Most Parallel Bar Dips Completed in 30 Seconds
Record Holder
Metric
Date Achieved
Location
Atlas Record ID
Ariel Eizenthal
56
22 December 2025
Petah Tikva [Israel]
20426025

Record Narrative
There are brief intervals of time that expose the truth of the human body. Thirty seconds is one of them. It is long enough for fatigue to announce itself, yet short enough that illusion cannot survive. On December 22, 2025, in Petah Tikva, Ariel Eizenthal entered such an interval.
Parallel bars are indifferent structures. They do not respond to effort, nor do they acknowledge intent. They exist only to resist. Each descent demands submission to gravity; each ascent requires a decision to oppose it. In this narrow exchange, Eizenthal completed fifty-six repetitions—movements stripped of ceremony, bound only by repetition, breath, and the quiet accumulation of strain.
There was no pause. No reprieve. The body moved as a mechanism under pressure, arms bending and extending in a continuous negotiation with exhaustion. What unfolds in such moments is not spectacle, but inevitability. The clock advances without commentary. The muscles answer until they cannot.
This record does not hinge on a single dramatic moment. It is built instead from accumulation—each repetition indistinguishable from the last, each one necessary. By the final seconds, form is no longer decorative. It is survival.
Atlas World Records has certified this performance as the Most Parallel Bar Dips Completed in 30 Seconds, recognizing not only the numerical outcome, but the discipline required to sustain control when time compresses and fatigue becomes absolute.
There is no audience reaction preserved here. Only the record remains.



Transparent Adjudicator's Statement
Summary of Claim
The claimant completed 56 parallel bar dips within a continuous 30-second interval.
Each repetition consisted of a controlled descent followed by a return to a supported top position, with visible elbow articulation defining completion. The performance was executed without interruption for the full duration of the timed interval.
Evidence Submitted
Continuous video documentation capturing the full 30-second performance
Clear visual framing of the athlete and parallel bars
Time-referenced footage establishing uninterrupted duration
Visual confirmation of repeated elbow angle change consistent with a completed dip
Comparative and Cross-Archive Benchmark Review
At the time of adjudication, the standing benchmark for this category was held by Vishnu C., as recognized by India Book of Records, with a verified total below the performance presented in this submission. The present attempt therefore constituted a direct challenge to that existing 30-second record.
Verification Methodology
Atlas adjudicators reviewed the submitted evidence for continuity, timing accuracy, and movement consistency. Repetitions were counted only when the movement met Atlas’s defined criteria for a completed parallel bar dip.

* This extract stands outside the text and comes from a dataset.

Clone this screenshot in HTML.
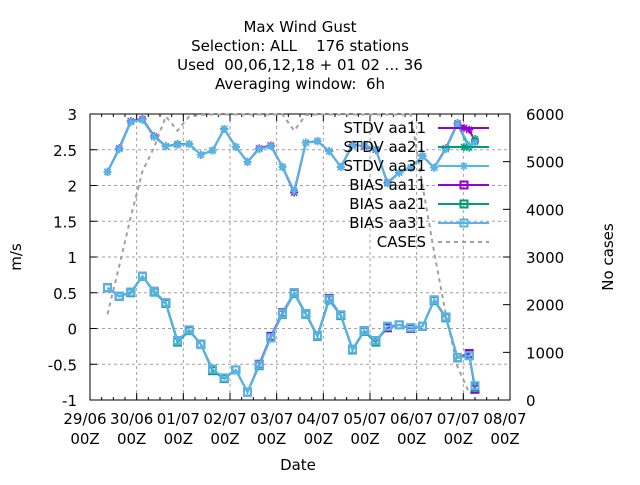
<!DOCTYPE html>
<html><head><meta charset="utf-8"><style>
body{margin:0;background:#fff;width:640px;height:480px;overflow:hidden}
svg{font-family:"DejaVu Sans","Liberation Sans",sans-serif;font-size:15px}
text{white-space:pre}
</style></head><body>
<svg id="chart" width="640" height="480">
<g text-anchor="middle" font-size="15">
<text x="300" y="32">Max Wind Gust</text>
<text x="300" y="51">Selection: ALL    176 stations</text>
<text x="300" y="70">Used  00,06,12,18 + 01 02 ... 36</text>
<text x="300" y="89">Averaging window:  6h</text>
</g>
<text transform="translate(21,257) rotate(-90)" text-anchor="middle">m/s</text>
<text transform="translate(613,257) rotate(-90)" text-anchor="middle">No cases</text>
<text x="298" y="470" text-anchor="middle">Date</text>
<g id="grid"></g><g id="axes"></g><g id="series"></g><g id="legend"></g>
</svg>
<script>
const dayLabels=["29/06","30/06","01/07","02/07","03/07","04/07","05/07","06/07","07/07","08/07"];
const hours=[9,15,21,27,33,39,45,51,57,63,69,75,81,87,93,99,105,111,117,123,129,135,141,147,153,159,165,171,177,183,189,195,198];
const stdv31=[2.19,2.51,2.89,2.92,2.68,2.55,2.57,2.58,2.43,2.49,2.79,2.54,2.33,2.51,2.55,2.26,1.92,2.6,2.62,2.48,2.26,2.56,2.56,2.51,2.03,2.18,2.25,2.41,2.25,2.51,2.86,2.56,2.6];
const stdv21=[2.19,2.51,2.89,2.92,2.68,2.55,2.58,2.58,2.43,2.49,2.79,2.54,2.33,2.51,2.55,2.26,1.92,2.6,2.62,2.48,2.26,2.56,2.56,2.51,2.03,2.18,2.25,2.41,2.25,2.51,2.86,2.53,2.65];
const stdv11=[2.19,2.52,2.9,2.93,2.69,2.55,2.57,2.58,2.43,2.49,2.79,2.54,2.33,2.52,2.56,2.26,1.9,2.6,2.62,2.48,2.26,2.57,2.55,2.5,2.04,2.18,2.25,2.41,2.25,2.52,2.87,2.78,2.62];
const bias31=[0.57,0.45,0.51,0.73,0.52,0.36,-0.17,-0.02,-0.22,-0.57,-0.69,-0.58,-0.89,-0.51,-0.13,0.21,0.5,0.21,-0.1,0.41,0.19,-0.29,-0.03,-0.17,0.03,0.05,0.01,0.03,0.4,0.16,-0.41,-0.38,-0.8];
const bias21=[0.57,0.45,0.5,0.73,0.51,0.35,-0.19,-0.03,-0.22,-0.59,-0.7,-0.58,-0.89,-0.52,-0.13,0.2,0.49,0.2,-0.11,0.4,0.18,-0.3,-0.04,-0.19,0.03,0.05,0.01,0.03,0.39,0.15,-0.41,-0.38,-0.82];
const bias11=[0.57,0.45,0.51,0.73,0.52,0.36,-0.17,-0.02,-0.22,-0.57,-0.7,-0.58,-0.89,-0.5,-0.11,0.22,0.5,0.21,-0.1,0.42,0.19,-0.29,-0.03,-0.17,0.01,0.05,0.0,0.03,0.4,0.16,-0.41,-0.35,-0.85];
const cases=[1800,2800,3850,4800,5300,5950,5650,5950,5980,5990,5990,5990,5990,5990,5990,5990,5650,5980,5990,5990,5990,5990,5990,5990,5990,5990,5990,4500,3100,1800,700,150,150];
const yTicks=[-1,-0.5,0,0.5,1,1.5,2,2.5,3];
const y2Ticks=[0,1000,2000,3000,4000,5000,6000];
const L=90,R=510,T=114,B=400;
const X=h=>L+h/216*(R-L);
const Y=v=>B-(v+1)/4*(B-T);
const Y2=v=>B-v/6000*(B-T);
const NS="http://www.w3.org/2000/svg";
function mk(tag,attrs,parent){const e=document.createElementNS(NS,tag);for(const k in attrs)e.setAttribute(k,attrs[k]);parent.appendChild(e);return e;}
const grid=document.getElementById('grid'),axes=document.getElementById('axes'),ser=document.getElementById('series'),leg=document.getElementById('legend');
yTicks.forEach(v=>{
 if(v>-1&&v<3){const g=mk('line',{x1:L,x2:R,y1:Y(v),y2:Y(v),stroke:'#a0a0a0','stroke-dasharray':'3,3'},grid);}
 mk('line',{x1:L,x2:L+7,y1:Y(v),y2:Y(v),stroke:'#000'},axes);
 const t=mk('text',{x:L-13,y:Y(v)+6,'text-anchor':'end'},axes);t.textContent=v;
 
});
y2Ticks.forEach(v=>{
 mk('line',{x1:R-7,x2:R,y1:Y2(v),y2:Y2(v),stroke:'#000'},axes);
 const t=mk('text',{x:526,y:Y2(v)+6},axes);t.textContent=v;
 
});
dayLabels.forEach((d,i)=>{
 const x=X(i*24);
 if(i>0&&i<9){const g=mk('line',{x1:x,x2:x,y1:T,y2:B,stroke:'#a0a0a0','stroke-dasharray':'3,3'},grid);}
 mk('line',{x1:x,x2:x,y1:B,y2:B-7,stroke:'#000'},axes);mk('line',{x1:x,x2:x,y1:T,y2:T+7,stroke:'#000'},axes);
 const t=mk('text',{x:x-5,y:424,'text-anchor':'middle'},axes);t.textContent=d;
 
 const t2=mk('text',{x:x-5,y:444,'text-anchor':'middle'},axes);t2.textContent='00Z';
 
 if(i<9)for(let k=1;k<4;k++){const xm=X(i*24+k*6);mk('line',{x1:xm,x2:xm,y1:B,y2:B-3,stroke:'#000'},axes);mk('line',{x1:xm,x2:xm,y1:T,y2:T+3,stroke:'#000'},axes);}
});
const fr=mk('rect',{x:L,y:T,width:R-L,height:B-T,fill:'none',stroke:'#000'},axes);

function star(g,x,y,c){mk('path',{d:`M${x-4},${y}H${x+4}M${x},${y-4}V${y+4}M${x-3},${y-3}L${x+3},${y+3}M${x-3},${y+3}L${x+3},${y-3}`,stroke:c,'stroke-width':1.5,fill:'none'},g);}
function sq(g,x,y,c){mk('rect',{x:x-3.5,y:y-3.5,width:7,height:7,stroke:c,'stroke-width':2,fill:'none'},g);}
function line(name,vals,c,mark,yf,dash){
 const g=mk('g',{},ser);
 const pts=vals.map((v,i)=>X(hours[i])+','+yf(v)).join(' ');
 mk('polyline',{points:pts,fill:'none',stroke:c,'stroke-width':2,'stroke-dasharray':dash||'none'},g);
 if(mark)vals.forEach((v,i)=>mark(g,X(hours[i]),yf(v),c));
}
const C11='#9400d3',C21='#009e73',C31='#56b4e9';
line('cases-line',cases,'#a0a0a0',null,Y2,'4,4');
line('stdv-aa11',stdv11,C11,star,Y);line('stdv-aa21',stdv21,C21,star,Y);line('stdv-aa31',stdv31,C31,star,Y);
line('bias-aa11',bias11,C11,sq,Y);line('bias-aa21',bias21,C21,sq,Y);line('bias-aa31',bias31,C31,sq,Y);
const legItems=[['STDV aa11',C11,star],['STDV aa21',C21,star],['STDV aa31',C31,star],['BIAS aa11',C11,sq],['BIAS aa21',C21,sq],['BIAS aa31',C31,sq],['CASES','#a0a0a0',null]];
legItems.forEach((it,i)=>{
 const y=128+i*19;
 const g=mk('g',{},leg);
 const t=mk('text',{x:426,y:y+5,'text-anchor':'end'},g);t.textContent=it[0];
 mk('line',{x1:438,x2:489,y1:y,y2:y,stroke:it[1],'stroke-width':2,'stroke-dasharray':it[2]?'none':'4,4'},g);
 if(it[2])it[2](g,464,y,it[1]);
});
</script>
</body></html>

Comparative archive research confirmed the absence of a higher verified benchmark under the same time constraint at the time of adjudication.
Adjudication Findings
Based on verified video evidence, confirmed repetition counts, and compliance with Atlas’ movement definition, the Committee finds that 56 valid parallel bar dips were completed within a continuous 30-second span, exceeding the previously recognized benchmark held under the India Book of Records.

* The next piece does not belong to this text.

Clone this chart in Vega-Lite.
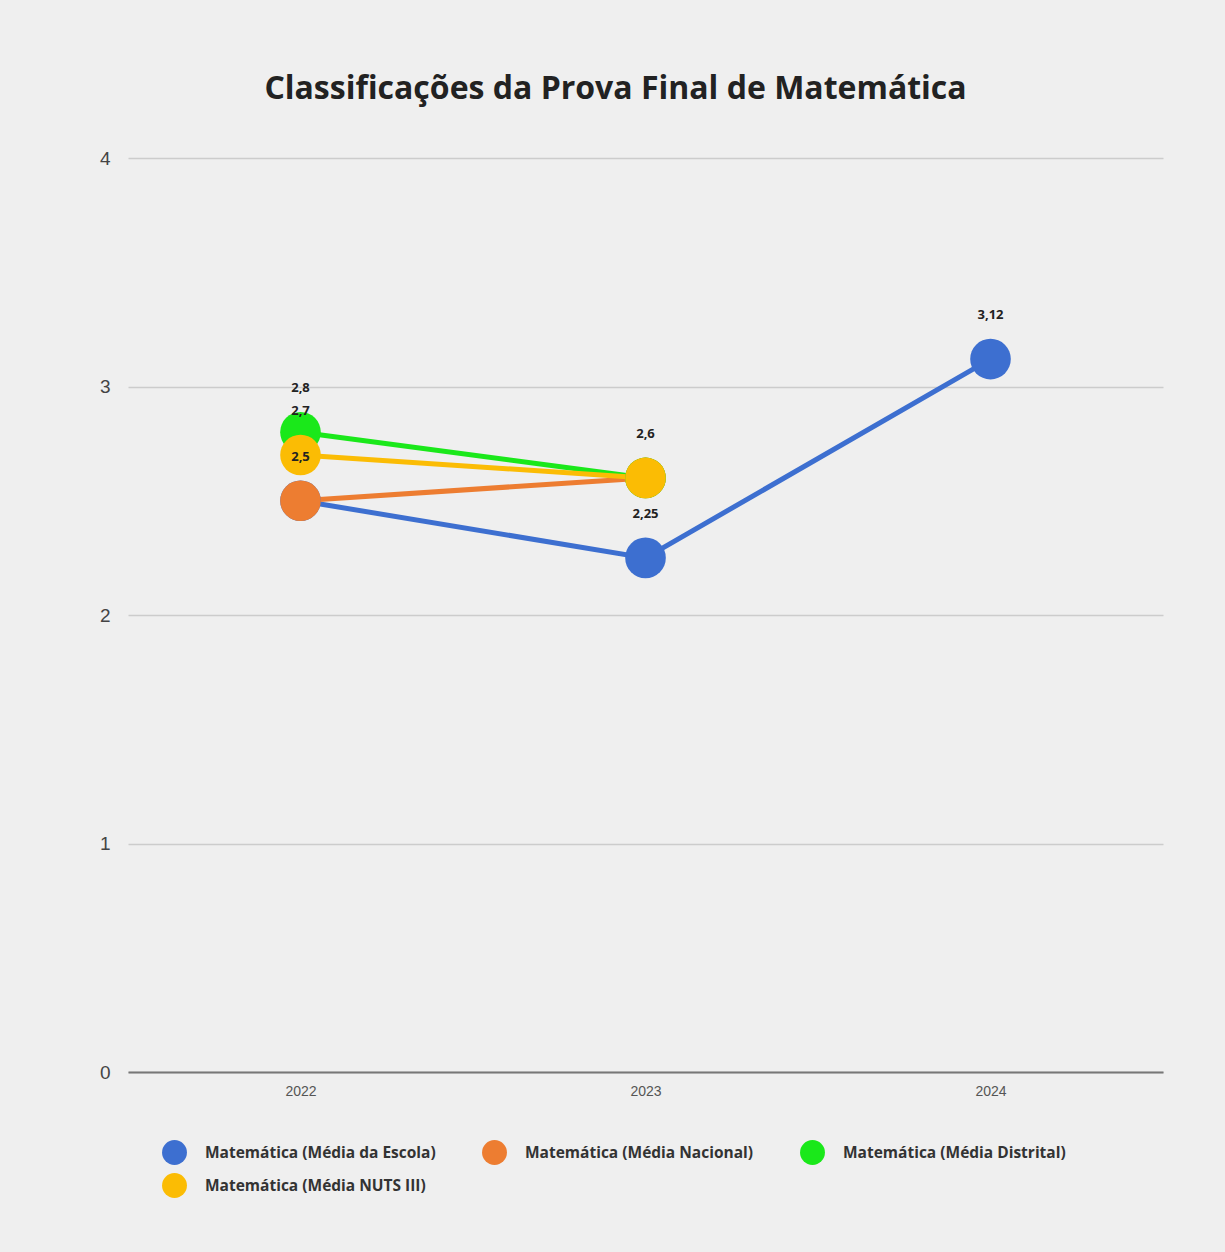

Each repetition was assessed against Atlas’ definition of a valid parallel bar dip, defined as:
A controlled bodyweight movement performed on parallel bars in which the athlete lowers their body through a clearly observable change in elbow angle indicating meaningful flexion, followed by a return to the upper position demonstrating a corresponding reversal of that elbow angle before initiating the next repetition.
While full elbow lockout at the top position was not consistently demonstrated on every repetition, the Committee determined that the degree and consistency of elbow-angle change across repetitions met Atlas’ threshold for defining a complete dip. No repetitions were excluded on the basis of range-of-motion insufficiency under this standard.
Conclusion
The Atlas World Records Adjudication Committee hereby certifies this performance as a new Atlas World Record for Most Parallel Bar Dips Performed in 30 Seconds.